Imagine I ask you to push a button whenever you feel like it. Just wait until you feel good and ready. In other words, the choice of when you want to do it is entirely up to you. After some time you make the decision that you are going to push the button, and low and behold you do so. What could be more obvious as an example of free will? Nothing – except that you have just experienced one of the most compelling and bizarre illusions of the human mind.

In the 1980s, Californian physiologist Benjamin Libet was working on the neural impulses that generate movements and motor acts. Prior to most voluntary motor acts such as pushing a button with a finger, there is a spike of neural activity in the brain’s motor cortex region that is responsible for producing the eventual movement of the finger. This is known as the ‘readiness potential’ (RP) and it is the forerunner to the cascade of brain activation that actually makes the finger move. Of course, in making a decision, we also experience a conscious intention or free will to initiate the act of pushing the button about a fifth of a second before we actually begin to press the button. But here’s the spooky thing. Libet demonstrated that there was a mismatch between when the readiness potential began and the point when the individual experienced the conscious intention to push the button.10

By having adults watch a clock with a moving dot that made a full rotation every 2.65 seconds, Libet established that adults felt the urge to push the button a full half second after the readiness potential had already been triggered. In other words, the brain activity was already preparing to press the button before the subject was aware of their own conscious decision. This interval was at least twice as long as the time between consciously deciding to push the button and the actual movement of the finger. This means that when we think that we are consciously making a decision, it has already happened unconsciously. In effect, our consciousness is living in the past.

One might argue that half a second is hardly a long time but, more recently, researchers using brain imaging have been able to push this boundary back to seven seconds.11 They can predict on the basis of brain activity which of two buttons a subject will eventually press. This is shocking. As you can imagine, these sorts of findings create havoc for most people. How can we be so out of touch with our bodies? Do we have no conscious control? The whole point about voluntary acts is that we feel both the intention to act and the effort of our agency. We feel there is a moment in time when we have decided to do something, which is followed by the execution of the act. Brain science tells us that in these experiments, the feeling of intention occurs after the fact.
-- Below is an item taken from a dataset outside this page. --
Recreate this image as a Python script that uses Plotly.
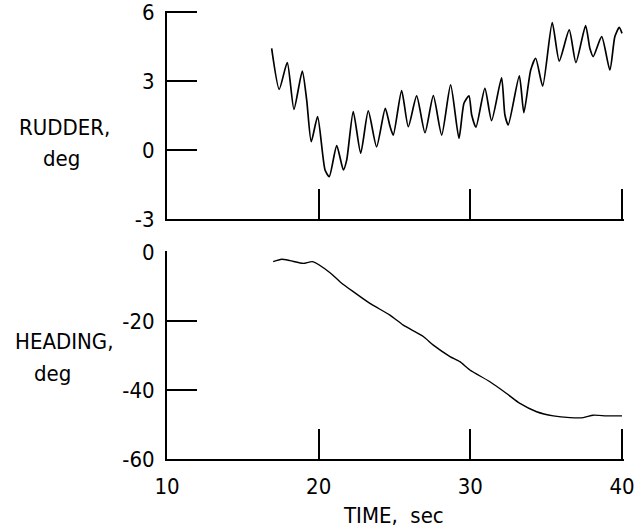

However, Libet’s findings do not mean that intention cannot precede actions. We can all plan for the future and it would be ludicrous to say otherwise. For example, in the morning I made the decision to check the mailbox, at the end of the drive, in the afternoon, and I did just that – I made a plan of action and then enacted it. There was no readiness potential in my brain to visit the mailbox. Likewise, many other actions happen without conscious deliberation and thank goodness for that. Imagine if you had to think about jamming on the brakes in a vehicle pile-up: you would be a goner. Whether it is long-term goals or automatic behaviours triggered by external events, in both instances the experience of intention happens either well in advance or sometimes not all. Our actions don’t always follow our intentions as in the Libet demonstration.

What Libet’s findings really show is that in a situation where we are asked to both initiate a willed action and monitor when we think we have initiated the action, the preparation for the movement happens well before we become aware of our intention. Most people find this amazing. However, neuroscientists are less impressed because they know the brain generates both the movement and conscious awareness. This makes impartiality and objective evaluation impossible. Another problem for interpreting the time-course of events is that the brain activation that generates conscious awareness is not a single point in time but rather is distributed. In other words, although we can suddenly become aware of an instance when we have made a decision, that process must have been building up for some period. It may feel like it happened spontaneously just before we moved our finger, but it didn’t. We just thought so. Spinoza figured this out 350 years ago.